The central bank of the Philippines has announced that licensed virtual‑asset service providers (VASPs) may no longer list or trade privacy‑oriented cryptocurrencies. While the ruling applies to the Southeast Asian market, its ripple effect reaches the UAE’s rapidly expanding crypto ecosystem, where regulators and operators are already navigating a complex web of AML and investor‑protection standards.
Regional Compliance Wave
UAE‑based exchanges such as BitOasis, Rain and the newly launched DIFC‑regulated platforms have built their reputations on transparent token listings. The Philippine move underscores a broader trend: regulators are tightening controls on assets that obscure transaction trails. For UAE firms, the message is clear, privacy tokens could attract heightened scrutiny from the Securities and Commodities Authority (SCA) and the Financial Intelligence Unit (FIU).
Key compliance considerations include:
- Enhanced KYC/AML protocols , Firms may need to expand customer verification steps for any token that limits on‑chain visibility.
- Risk‑based token evaluation , A formal assessment framework can help differentiate between privacy‑focused projects that serve legitimate use cases and those that pose regulatory risk.
- Reporting obligations , Regulators may require detailed transaction logs for tokens that employ zero‑knowledge proofs or ring signatures, even if the underlying blockchain is public.
By aligning internal policies with these emerging expectations, UAE operators can avoid costly licensing delays and preserve investor confidence.
Market Impact on Token Listings
The ban removes a class of assets that have historically attracted speculative capital. In the short term, this could depress demand for privacy tokens across the GCC, as traders anticipate similar restrictions in other jurisdictions. However, the move also creates an opportunity for compliant alternatives.

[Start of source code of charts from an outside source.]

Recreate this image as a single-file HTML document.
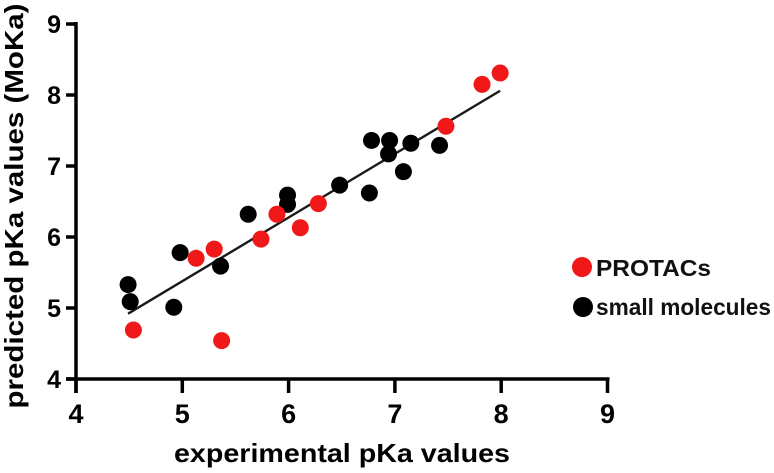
<!DOCTYPE html>
<html><head><meta charset="utf-8"><style>
body{margin:0;background:#fff;}
svg{display:block;font-family:"Liberation Sans",Arial,sans-serif;}
</style></head><body>
<svg id="chart" width="774" height="473"></svg>
<script>
const xTicks=[4,5,6,7,8,9];
const yTicks=[4,5,6,7,8,9];
const protacX=[4.54,5.37,5.13,5.30,5.74,5.89,6.11,6.28,7.48,7.82,7.99];
const protacY=[4.69,4.54,5.70,5.83,5.97,6.32,6.13,6.47,7.56,8.15,8.31];
const smallX=[4.49,4.51,4.92,4.98,5.36,5.62,5.99,5.99,6.48,6.76,6.78,6.95,6.94,7.15,7.08,7.42];
const smallY=[5.33,5.09,5.01,5.78,5.59,6.32,6.59,6.46,6.73,6.62,7.36,7.36,7.17,7.32,6.92,7.29];
const fitX=[4.49,7.99];
const fitY=[4.92,8.06];
const svg=document.getElementById('chart');
const NS='http://www.w3.org/2000/svg';
const sx=v=>76+(v-4)*106.3;
const sy=v=>379-(v-4)*71;
function mk(tag,attrs,parent){const e=document.createElementNS(NS,tag);for(const k in attrs)e.setAttribute(k,attrs[k]);(parent||svg).appendChild(e);return e;}
let a=mk('line',{x1:sx(4)-10,y1:sy(4),x2:sx(9)+2,y2:sy(4),stroke:'#000','stroke-width':3.5});


a=mk('line',{x1:sx(4),y1:sy(4)+14,x2:sx(4),y2:sy(9)-2,stroke:'#000','stroke-width':3.5});


xTicks.forEach(t=>{
 const l=mk('line',{x1:sx(t),y1:sy(4),x2:sx(t),y2:sy(4)+14,stroke:'#000','stroke-width':3.5});
 
 
 const tx=mk('text',{x:sx(t),y:423,'text-anchor':'middle','font-size':27,'font-weight':'bold'});
 tx.textContent=t;
 
 
});
yTicks.forEach(t=>{
 const l=mk('line',{x1:sx(4)-10,y1:sy(t),x2:sx(4),y2:sy(t),stroke:'#000','stroke-width':3.5});
 
 
 const tx=mk('text',{x:61,y:sy(t)+9,'text-anchor':'end','font-size':25,'font-weight':'bold'});
 tx.textContent=t;
 
 
});
let t=mk('text',{x:342,y:462,'text-anchor':'middle','font-size':26,'font-weight':'bold',textLength:336,lengthAdjust:'spacingAndGlyphs'});
t.textContent='experimental pKa values';


t=mk('text',{x:0,y:0,'text-anchor':'middle','font-size':26,'font-weight':'bold',textLength:405,lengthAdjust:'spacingAndGlyphs',transform:'translate(23,206) rotate(-90)'});
t.textContent='predicted pKa values (MoKa)';


const fl=mk('line',{x1:sx(fitX[0]),y1:sy(fitY[0]),x2:sx(fitX[1]),y2:sy(fitY[1]),stroke:'#1a1a1a','stroke-width':2.4});


smallX.forEach((x,i)=>{
 const c=mk('circle',{cx:sx(x),cy:sy(smallY[i]),r:8.5,fill:'#000'});
 
 
});
protacX.forEach((x,i)=>{
 const c=mk('circle',{cx:sx(x),cy:sy(protacY[i]),r:8.5,fill:'#f01818'});
 
 
});
let c=mk('circle',{cx:582,cy:267,r:10,fill:'#f01818'});


t=mk('text',{x:596,y:276,'font-size':23,'font-weight':'bold',fill:'#111',textLength:115,lengthAdjust:'spacingAndGlyphs'});
t.textContent='PROTACs';


c=mk('circle',{cx:583,cy:307,r:10,fill:'#000'});


t=mk('text',{x:596,y:315,'font-size':23,'font-weight':'bold',fill:'#111',textLength:175,lengthAdjust:'spacingAndGlyphs'});
t.textContent='small molecules';


</script>
</body></html>
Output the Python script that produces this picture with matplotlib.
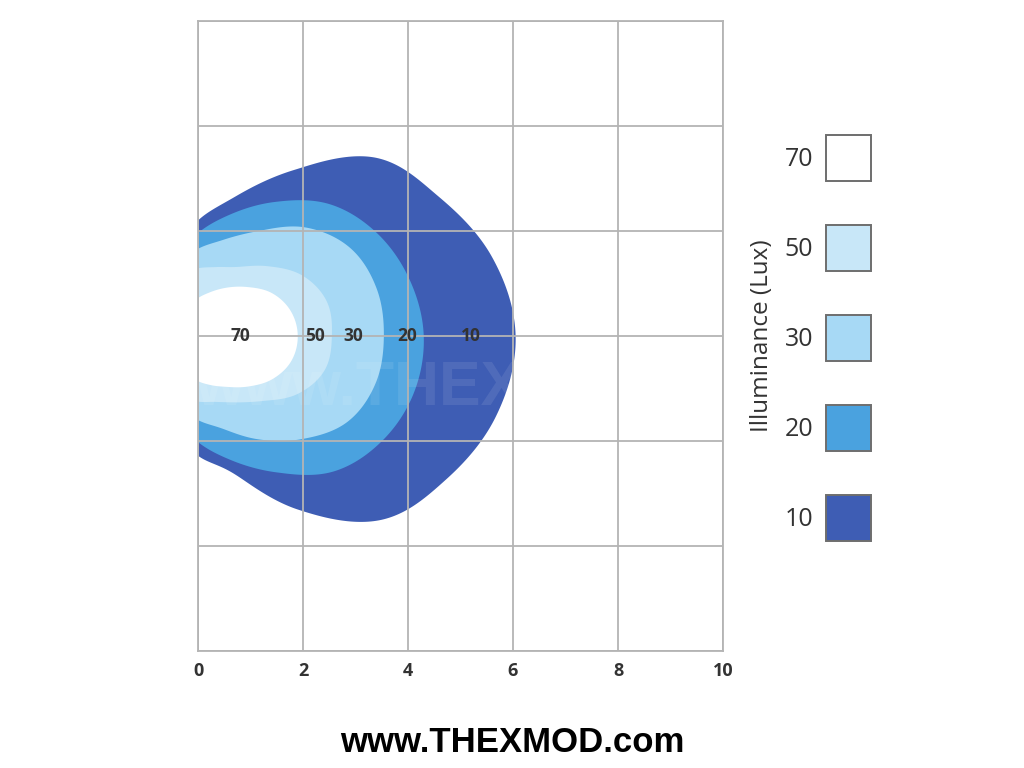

UAE platforms are already promoting tokens that balance user privacy with regulatory transparency, such as those built on permissioned ledgers or employing selective disclosure mechanisms. These solutions may gain market share as investors seek assets that satisfy both confidentiality and compliance requirements.
Furthermore, the decision may influence the pricing dynamics of existing privacy tokens listed on offshore exchanges. Reduced liquidity in the Philippines could lead to price volatility, prompting regional traders to adjust exposure limits.
Strategic Outlook for UAE Crypto Players
The Philippine regulator’s stance aligns with the UAE’s own strategic vision to position the country as a global hub for responsible digital finance. Recent SCA guidelines emphasize “risk‑adjusted innovation,” encouraging firms to develop products that meet international standards while fostering growth.
UAE crypto firms can leverage this environment by:
- Investing in compliance technology , Automated transaction monitoring and blockchain analytics tools can streamline reporting and reduce manual oversight.
- Collaborating with regulators , Proactive dialogue with the SCA and the Central Bank of the UAE helps shape future policy and ensures that new token offerings are vetted early.
- Diversifying product portfolios , Expanding into decentralized finance (DeFi) services, tokenized real‑estate and green finance projects can offset any contraction in privacy‑token demand.
As the Gulf’s regulatory landscape continues to evolve, firms that embed robust governance into their core operations will be better positioned to capture cross‑border capital and attract institutional participants.
What to watch: The next six months will reveal whether other Asian regulators follow the Philippines’ lead. Any similar bans in markets such as Malaysia or Indonesia could amplify pressure on UAE exchanges to tighten token screening processes. Simultaneously, the SCA is expected to release updated guidance on privacy‑enhancing technologies, which could create a clearer pathway for compliant token innovation. Stakeholders should monitor these developments closely, as they will shape the competitive dynamics of the regional crypto market and influence the flow of foreign direct investment into the UAE’s digital‑asset sector.